I wouldn’t recommend that uninstalling the default kernel. It does not hurt to have both installed. If you do try to uninstall the default kernel it will want to also uninstall compache-kmp-default
The compcache is a RAM-based block device acting as a swap disk. This can effectively increase the available memory on your machine by virtually swapping pages into the compressed memory. This package contains the kernel module for compcache.
If you also try to uninstall default-kernel-base then it will want to uninstall nvidia-gfxG02kmp-default.
Bottom line is, you have it working. I wouldn’t mess with it.
On 12/8/2009 8:46 AM, caf4926 was rumored to have said:
> Jonathan offers good advice here. Noobs might be better following this -
> No offence!
>
> It can be tricky to do, though it’s actually really easy once you know
> how. That’s the catch I guess.
>
>
Well I’m not a noob, been using opensuse since 9.x, and I’m not
offended.
I’m going to take Jonathan’s advice and “don’t fix what ain’t broken!”
Oh, if you don’t mind, one more follow on question. How can I have both
kernels installed? Can you give me a quick summary, or point me to
somewhere where I can read up on this? The reason I ask is that I have a
few pc’s to upgrade, so I want to try and understand this more in case I
run into other issues.
Oneclick installers are prone to doing this, they often also add repos you already have. It’s a matter of checking what is being done and changing it if necessary.
On 12/8/2009 11:26 AM, caf4926 was rumored to have said:
> ccin1492;2084187 Wrote:
>> Oh, if you don’t mind, one more follow on question. How can I have both
>> kernels installed? Can you give me a quick summary, or point me to
>> somewhere where I can read up on this? The reason I ask is that I have
>> a
>> few pc’s to upgrade, so I want to try and understand this more in case
>> I
>> run into other issues.
>
> Do you mean How did it Happen?
>
> Oneclick installers are prone to doing this, they often also add repos
> you already have. It’s a matter of checking what is being done and
> changing it if necessary.
>
>
No that’s not what I meant, although I am curious as to how it happened.
BTW, I didn’t do a 1click install!
What I actually mean is, how can they system run with two installed
kernel’s? Or does it actually choose one over the other?
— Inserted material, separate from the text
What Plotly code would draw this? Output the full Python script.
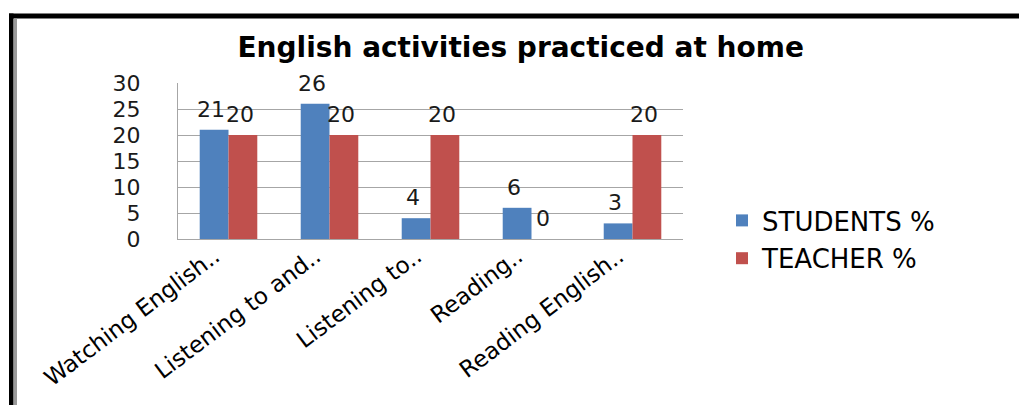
import plotly.graph_objects as go

# Chart data
categories = ["Watching English..", "Listening to and..", "Listening to..",
              "Reading..", "Reading English.."]
students_pct = [21, 26, 4, 6, 3]
teacher_pct = [20, 20, 20, 0, 20]
y_ticks = [0, 5, 10, 15, 20, 25, 30]

W, H = 1019, 405
ML, MR, MT, MB = 178, 336, 83, 166
PLOT_W = W - ML - MR
PLOT_H = H - MT - MB
BARGAP = 0.43

BLUE = "#4F81BD"
RED = "#C0504D"
FONT = "DejaVu Sans"

fig = go.Figure()
fig.add_trace(go.Bar(name="STUDENTS %", x=categories, y=students_pct,
                     marker=dict(color=BLUE, line=dict(width=0)),
                     legendgroup="s"))
fig.add_trace(go.Bar(name="TEACHER %", x=categories, y=teacher_pct,
                     marker=dict(color=RED, line=dict(width=0)),
                     legendgroup="t"))

# value labels above each bar, shifted to the centre of its bar in the group
bar_px = PLOT_W / len(categories) * (1 - BARGAP) / 2
annotations = []
for vals, sign in ((students_pct, -1), (teacher_pct, 1)):
    for cat, v in zip(categories, vals):
        annotations.append(dict(
            x=cat, y=v, xref="x", yref="y", text=str(v), showarrow=False,
            xanchor="center", yanchor="bottom", xshift=sign * bar_px / 2 - 3,
            yshift=6, font=dict(family=FONT, size=22, color="#1a1a1a")))


def px_x(p):
    return (p - ML) / PLOT_W


def px_y(p):
    return (H - MB - p) / PLOT_H


# frame along the top and left edges
shapes = [
    dict(type="rect", xref="paper", yref="paper", x0=px_x(9), x1=px_x(1019),
         y0=px_y(18.5), y1=px_y(13.5), fillcolor="black", line=dict(width=0),
         layer="above"),
    dict(type="rect", xref="paper", yref="paper", x0=px_x(9), x1=px_x(13.5),
         y0=px_y(405), y1=px_y(13.5), fillcolor="black", line=dict(width=0),
         layer="above"),
    dict(type="rect", xref="paper", yref="paper", x0=px_x(14), x1=px_x(17),
         y0=px_y(405), y1=px_y(18.5), fillcolor="#9a9a9a", line=dict(width=0),
         layer="above"),
]

fig.update_layout(
    width=W, height=H,
    margin=dict(l=ML, r=MR, t=MT, b=MB, pad=0, autoexpand=False),
    paper_bgcolor="white", plot_bgcolor="white",
    barmode="group", bargap=BARGAP, bargroupgap=0,
    title=dict(text="<b>English activities practiced at home</b>",
               x=0.511, xref="container", xanchor="center",
               y=1 - 47 / H, yref="container", yanchor="middle",
               font=dict(family=FONT, size=28, color="black")),
    legend=dict(x=px_x(722), y=px_y(197), xanchor="left", yanchor="top",
                font=dict(family=FONT, size=26, color="black"),
                tracegroupgap=1, bgcolor="rgba(0,0,0,0)"),
    annotations=annotations,
    shapes=shapes,
)

fig.update_xaxes(
    type="category", tickangle=-37, automargin=False,
    tickfont=dict(family=FONT, size=23, color="black"),
    showline=True, linecolor="#a6a6a6", linewidth=1,
    ticks="", showgrid=False, ticklabelstandoff=-6, ticklabelshift=-14,
)
fig.update_yaxes(
    range=[0, 30], tickvals=y_ticks, automargin=False,
    tickfont=dict(family=FONT, size=22, color="#1a1a1a"),
    showgrid=True, gridcolor="#a6a6a6", gridwidth=1,
    showline=True, linecolor="#a6a6a6", linewidth=1,
    ticks="", zeroline=False, ticklabelstandoff=32,
)

fig.write_html("out.html")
When you boot from the grub menu you have a choice, one will be on the timer as default boot, you can move to select the others. So the kernel selected at boot is the one that will be used.
If you install ‘the hard way’, i.e. the drivers downloaded manually from NVIDIA’s site, do not install them from the repos as well. In the past people have had big issues due to remains of one driver version conflicting with the next one.